Map can be found at www.lonelyplanet.com/destinations/south_america/brazil/

DAYS FIVE, SIX, SEVEN: CAUAXI

• TROPICAL FOREST FOUNDATION TRAINING CAMP

•SPEAKERS: DR. JOHAN ZWEEDE, MARK SCHULZE, LOCAL COMMUNITY REPRESENTATIVES

 

 

Dr. Zweede is the Project Director for the TFF
Sustainable Forest Management Project in
Brazil. He has worked for 30 years as a
forester in the Amazon, with industry, NGO's,
and international institutions, including the
World Bank and has been with TFF since
1993.

Fundacao Floresta Tropical (FFT), or the Tropical Forest Foundation, provides reduced impact logging (RIL) training in the Amazonian basin.
FFT promotes sustainable tropical forest management by gathering and disseminating information about its benefits and by demonstrating and teaching proper management practices.

As a class, we found that FFT has created a crucial role for itself on the interface between forest researchers, conservationists and loggers. FFT counters the under-valuation of forest land that takes place in the Amazonian basin. By teaching efficient and effective methods of documenting forest inventory, felling trees, planning skid trails and initiating tree regeneration, FFT has shown that business and conservation-minded parties can use current research, technology, and the knowledge of local people to find a balance between forest use and conservation.

 

 

Conducting a forest inventory includes mapping commercially valuable trees. If this is not done, felling crews will damage large areas of forest with their machinery while looking for the economically valuable trees rather than following a map to them. This wastes time, fuel, potentially harvestable trees and it causes needless and severe impacts on forests.

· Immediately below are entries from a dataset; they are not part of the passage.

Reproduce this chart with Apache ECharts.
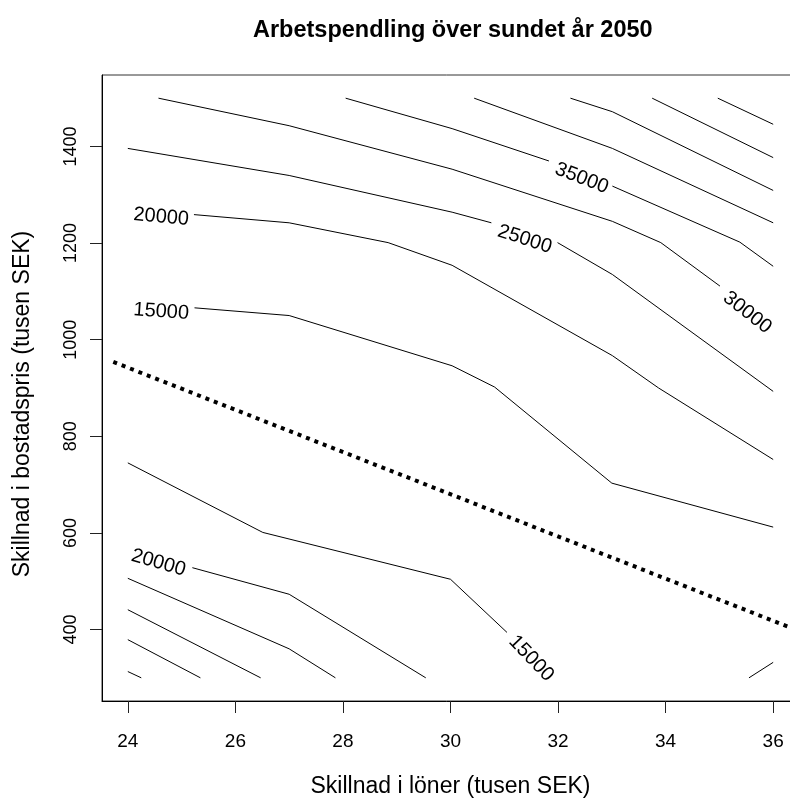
<!DOCTYPE html>
<html><head><meta charset="utf-8">
<script src="https://cdn.jsdelivr.net/npm/echarts@6/dist/echarts.min.js"></script>
<style>html,body{margin:0;padding:0;background:#fff}#c{width:790px;height:798px}</style>
</head><body><div id="c"></div>
<script>
// ---- data ----
const chartTitle = 'Arbetspendling över sundet år 2050';
const xName = 'Skillnad i löner (tusen SEK)';
const yName = 'Skillnad i bostadspris (tusen SEK)';
const xTicks = [24, 26, 28, 30, 32, 34, 36];
const yTicks = [400, 600, 800, 1000, 1200, 1400];

// contour polylines [x (tusen SEK), y (tusen SEK)], split where a label interrupts the line
const c15upper = [[25.24,1066],[27.0,1050],[30.03,946],[30.82,902],[33.0,703],[36.0,612]];
const c20upper = [[25.23,1259],[27.0,1242],[28.84,1201],[30.03,1154],[33.01,967],[33.87,900],[36.0,752]];
const c25a = [[24.0,1396],[27.0,1340],[30.03,1264],[30.76,1242]];
const c25b = [[31.99,1201],[33.01,1135],[36.0,893]];
const c30 = [[24.57,1500],[27.0,1443],[30.03,1353],[33.01,1245],[33.91,1201],[35.01,1111]];
const c35a = [[28.05,1500],[30.03,1437],[31.83,1370]];
const c35b = [[33.01,1318],[35.38,1202],[36.0,1152]];
const c40 = [[30.44,1500],[33.01,1396],[36.0,1242]];
const c45 = [[32.23,1500],[33.01,1472],[36.0,1309]];
const c50 = [[33.75,1500],[36.0,1377]];
const c55 = [[34.97,1500],[36.0,1446]];
const c15lower = [[24.0,745],[26.51,601],[30.0,504],[31.05,394]];
const c20lower = [[25.2,528],[27.0,473],[29.54,300]];
const c25lower = [[24.0,506],[27.0,360],[27.86,300]];
const c30lower = [[24.0,441],[26.47,300]];
const c35lower = [[24.0,379],[25.35,300]];
const c40lower = [[24.0,313],[24.25,300]];
const cCorner = [[35.55,300],[36.0,332]];
const boundary = [[23.73,954],[36.48,397]];

// contour labels
const labelTexts = ['15000','20000','25000','30000','35000','20000','15000'];
const labelX = [24.62, 24.62, 31.38, 35.52, 32.44, 24.57, 31.5];
const labelY = [1058, 1254, 1208, 1056, 1334, 538, 340];

// ---- styling / layout ----
const labelAngles = [-4, -5, -18, -38, -21, -16, -46];
const FONT = "'Liberation Sans', Arial, Helvetica, sans-serif";
const contourSegs = [c15upper,c20upper,c25a,c25b,c30,c35a,c35b,c40,c45,c50,c55,
  c15lower,c20lower,c25lower,c30lower,c35lower,c40lower,cCorner];

const series = contourSegs.map(d => ({
  type: 'line', data: d, showSymbol: false, silent: true, clip: true,
  lineStyle: { color: '#000', width: 1 }
}));
series.push({
  type: 'line', data: boundary, showSymbol: false, silent: true, clip: true,
  lineStyle: { color: '#000', width: 4, type: [4, 5], cap: 'butt' }
});
series.push({
  type: 'scatter', symbolSize: 0, silent: true,
  itemStyle: { opacity: 1 },
  data: labelTexts.map((t, i) => ({
    value: [labelX[i], labelY[i]], name: t,
    label: { rotate: labelAngles[i] }
  })),
  label: { show: true, position: 'inside', formatter: '{b}', color: '#000',
    opacity: 1, textBorderWidth: 0, fontSize: 20, fontFamily: FONT }
});

const chart = echarts.init(document.getElementById('c'), null, { renderer: 'canvas' });
chart.setOption({
  animation: false,
  backgroundColor: '#fff',
  title: { text: chartTitle, left: 253, top: 19, padding: 0,
    textStyle: { fontSize: 23.5, fontWeight: 'bold', color: '#000', fontFamily: FONT } },
  grid: { left: 102, top: 75, right: -9, bottom: 97, show: true,
    borderColor: '#333', borderWidth: 1, containLabel: false, outerBoundsMode: 'none' },
  xAxis: {
    type: 'value', min: 23.52, max: 36.48,
    name: xName, nameLocation: 'middle', nameGap: 74,
    nameTextStyle: { fontSize: 23, color: '#000', fontFamily: FONT },
    axisLine: { show: true, lineStyle: { color: '#000', width: 1 } },
    axisTick: { show: true, inside: false, length: 12, customValues: xTicks,
      lineStyle: { color: '#222', width: 1 } },
    axisLabel: { show: true, customValues: xTicks, margin: 31, fontSize: 19,
      color: '#000', fontFamily: FONT, formatter: v => String(v) },
    splitLine: { show: false }
  },
  yAxis: {
    type: 'value', min: 252, max: 1548,
    name: yName, nameLocation: 'middle', nameGap: 68,
    nameTextStyle: { fontSize: 23, color: '#000', fontFamily: FONT, padding: [0, 32, 0, 0] },
    axisLine: { show: true, lineStyle: { color: '#000', width: 1 } },
    axisTick: { show: true, inside: false, length: 12, customValues: yTicks,
      lineStyle: { color: '#222', width: 1 } },
    axisLabel: { show: true, customValues: yTicks, rotate: 90, margin: 22,
      fontSize: 18, color: '#000', fontFamily: FONT, formatter: v => String(v) },
    splitLine: { show: false }
  },
  series: series
});
</script></body></html>
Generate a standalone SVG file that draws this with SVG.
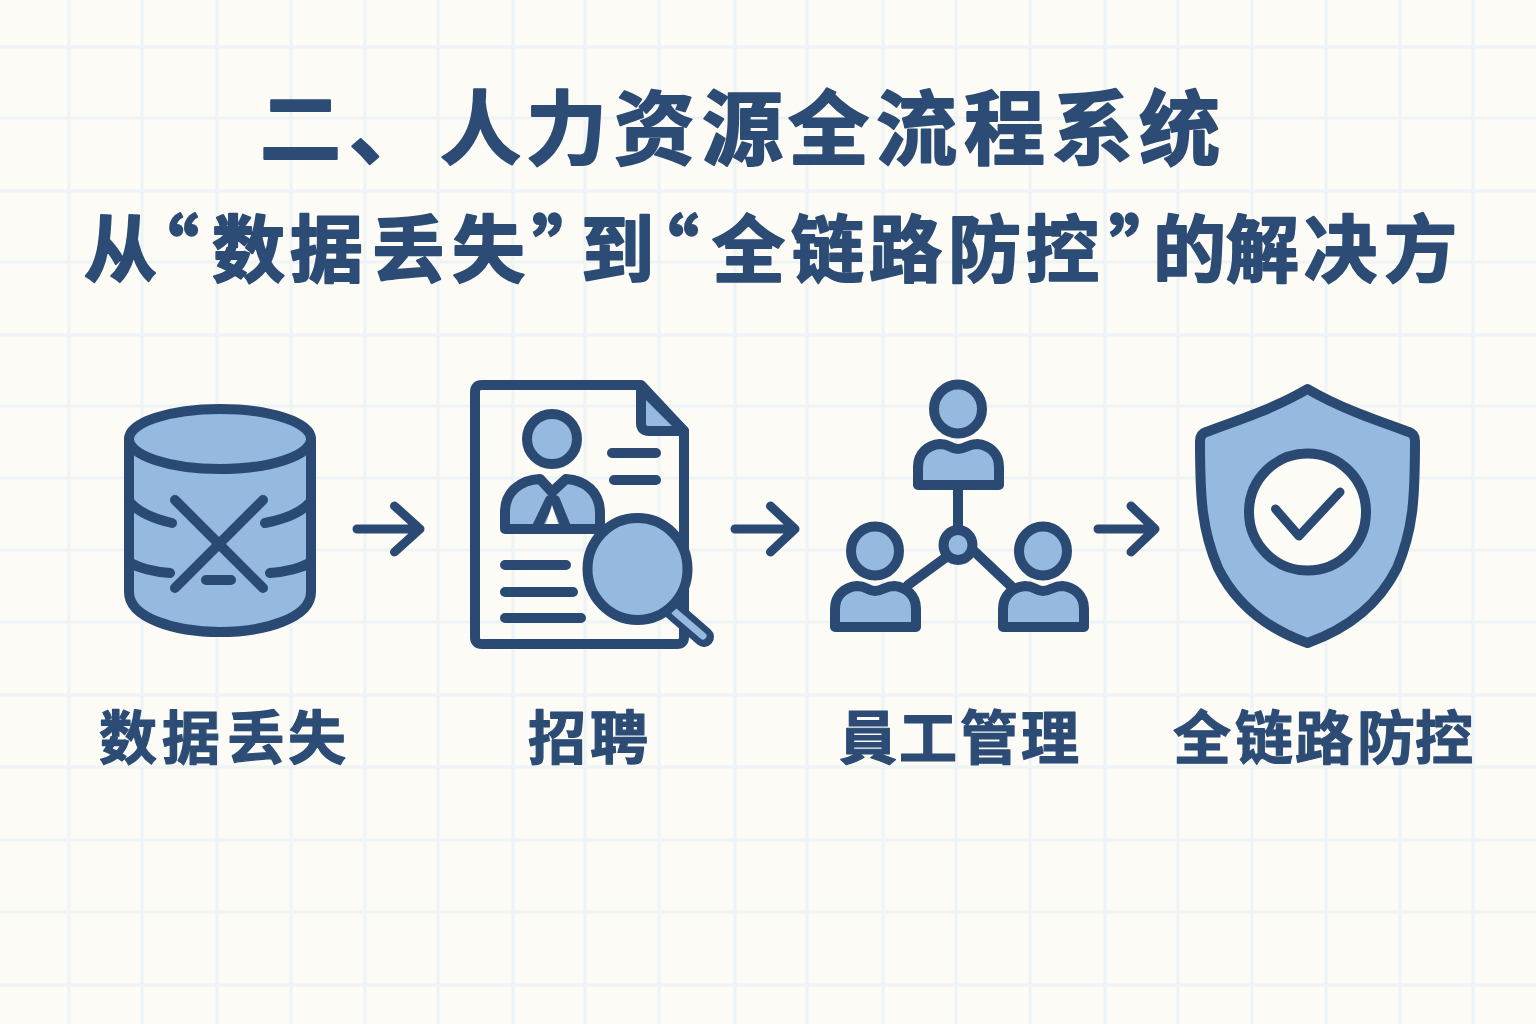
<svg xmlns="http://www.w3.org/2000/svg" width="1536" height="1024" viewBox="0 0 1536 1024">
<defs>
<style>
.grid line{stroke:#eef3f6;stroke-width:3}
.i{stroke:#2a4a74;stroke-width:10;stroke-linecap:round;stroke-linejoin:round;fill:none}
.f{fill:#96b9e0}
.w{fill:#fdfbf5}
.c{stroke:#2a4a74;stroke-width:9;stroke-linecap:round;stroke-linejoin:round;fill:none}
text{font-family:"Noto Sans CJK SC","Noto Sans CJK TC",sans-serif;font-weight:700;fill:#2c4c75;stroke:#2c4c75;stroke-linejoin:round}
.t1{font-size:81px;stroke-width:2}
.t2{font-size:73px;stroke-width:2}
.t3{font-size:58px;stroke-width:1.2}
</style>
<g id="person"><ellipse class="i f" cx="0" cy="0" rx="24" ry="24.500"/><path class="i f" d="M-40,76 V58 C-40,44 -30,36 -18,35 C-8,35 -8,40 0,40 C8,40 10,35 19,35 C31,36 41,44 41,58 V76 Z"/></g>
</defs>
<rect width="1536" height="1024" fill="#fdfbf5"/>
<g id="grid" class="grid">
<line x1="69" y1="0" x2="69" y2="1024"/><line x1="142" y1="0" x2="142" y2="1024"/><line x1="217" y1="0" x2="217" y2="1024"/><line x1="291" y1="0" x2="291" y2="1024"/><line x1="365" y1="0" x2="365" y2="1024"/><line x1="438" y1="0" x2="438" y2="1024"/><line x1="513" y1="0" x2="513" y2="1024"/><line x1="585" y1="0" x2="585" y2="1024"/><line x1="659" y1="0" x2="659" y2="1024"/><line x1="735" y1="0" x2="735" y2="1024"/><line x1="807" y1="0" x2="807" y2="1024"/><line x1="883" y1="0" x2="883" y2="1024"/><line x1="956" y1="0" x2="956" y2="1024"/><line x1="1030" y1="0" x2="1030" y2="1024"/><line x1="1105" y1="0" x2="1105" y2="1024"/><line x1="1178" y1="0" x2="1178" y2="1024"/><line x1="1252" y1="0" x2="1252" y2="1024"/><line x1="1326" y1="0" x2="1326" y2="1024"/><line x1="1400" y1="0" x2="1400" y2="1024"/><line x1="1473" y1="0" x2="1473" y2="1024"/>
<line x1="0" y1="47" x2="1536" y2="47"/><line x1="0" y1="118" x2="1536" y2="118"/><line x1="0" y1="191" x2="1536" y2="191"/><line x1="0" y1="262" x2="1536" y2="262"/><line x1="0" y1="335" x2="1536" y2="335"/><line x1="0" y1="406" x2="1536" y2="406"/><line x1="0" y1="478" x2="1536" y2="478"/><line x1="0" y1="550" x2="1536" y2="550"/><line x1="0" y1="622" x2="1536" y2="622"/><line x1="0" y1="695" x2="1536" y2="695"/><line x1="0" y1="767" x2="1536" y2="767"/><line x1="0" y1="840" x2="1536" y2="840"/><line x1="0" y1="912" x2="1536" y2="912"/><line x1="0" y1="985" x2="1536" y2="985"/>
</g>
<g id="titles">
<text class="t1" x="260 349 440 526 614 702 788 876 964 1052 1139" y="158">二、人力资源全流程系统</text>
<text class="t2" x="84 126 212 290 372 452 532 581 626 712 791 869 948 1026 1109 1153 1226 1304 1384" y="276">从“数据丢失”到“全链路防控”的解决方</text>
</g>
<g id="connectors">
<path class="c" d="M357,529 H420 M394.500,506 L420,529 L394.500,552"/>
<path class="c" d="M735,529 H795 M770.500,506 L795,529 L770.500,552"/>
<path class="c" d="M1098,529 H1154 M1131,506 L1155,529 L1131,552"/>
</g>
<g id="node-data-loss">
<path class="i f" d="M129,439 V592 C129,618 175,632 220,632 C265,632 311,618 311,592 V439 Z"/>
<ellipse class="i f" cx="220" cy="439" rx="91" ry="30"/>
<path class="i" d="M129,501 C138,513 155,519 172,523 M311,501 C302,513 285,519 265,523 M129,562 C138,568 155,572 170,573 M311,562 C302,568 285,572 270,573 M175,500 L263,588 M263,500 L175,588 M206,580 H231"/>
<text class="t3" x="99 162 227 288" y="759">数据丢失</text>
</g>
<g id="node-recruit">
<path class="i" fill="#fdfbf5" fill-opacity="0.6" d="M475,392 Q475,385 482,385 H641 L684,431 V637 Q684,644 677,644 H482 Q475,644 475,637 Z"/>
<path class="i f" d="M641,388 V423 Q641,431 649,431 H684 Z"/>
<ellipse class="i f" cx="552" cy="439" rx="25" ry="25"/>
<path class="i f" d="M505,529 V512 C505,492 520,480 540,479 L552,492 L566,479 C585,480 600,492 600,513 V529 Z"/>
<path class="i" d="M550,500 L537,527 M555,500 L566,527"/>
<path d="M546,524 L552,505 L558,524 Z" fill="#fdfbf5"/>
<path class="i" d="M612,453 H656 M614,480 H656 M505,565 H566 M505,592 H573 M505,618 H581"/>
<path d="M673,610 L704,637" stroke="#2a4a74" stroke-width="20" stroke-linecap="round" fill="none"/>
<path d="M675,612 L703,636" stroke="#96b9e0" stroke-width="7" stroke-linecap="round" fill="none"/>
<ellipse class="i f" cx="637.500" cy="569" rx="50" ry="51"/>
<text class="t3" x="528 590" y="759">招聘</text>
</g>
<g id="node-staff">
<path class="i" d="M958,489 V530 M945,558 L908,585 M975,552 L1012,587"/>
<ellipse class="i f" cx="958" cy="545" rx="14.500" ry="15"/>
<use href="#person" x="958" y="409"/>
<use href="#person" x="875" y="551"/>
<use href="#person" x="1043" y="551"/>
<text class="t3" x="839 899 960 1021" y="759">員工管理</text>
</g>
<g id="node-shield">
<path class="i f" d="M1307.500,389 C1275,408 1240,420 1206,432 Q1200,434 1200,441 C1200,500 1202,530 1218,568 C1235,602 1265,628 1307.500,643 C1350,628 1380,602 1397,568 C1413,530 1415,500 1415,441 Q1415,434 1409,432 C1375,420 1340,408 1307.500,389 Z"/>
<circle class="i w" cx="1307.500" cy="512" r="58.500"/>
<path class="c" d="M1275.500,509 L1299,536 L1340,492"/>
<text class="t3" x="1173 1235 1295 1357 1415" y="759">全链路防控</text>
</g>
</svg>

FFT teaches an innovative method of felling that greatly reduces impacts on the surrounding trees and canopy, and increases the amount of wood that is harvested per tree. This combats unneccessary damage and under-valuation of the forest.

 

Proper planning of skid trails and loading patios can make a dramatic difference in the extent of impact on the forest that results from logging. Our survey of test areas that had been subjected to conventional skidding vs RIL skidding revealed clearly that convential methods have long-lasting and severe impacts, while those of RIL methods are minimal.

Enrichment planting increases economic value of forest areas that have been impacted by logging. FFT conducts research on methods of making enrichment planting more profitable than abandoning land and continuing to encroach into the forest frontier.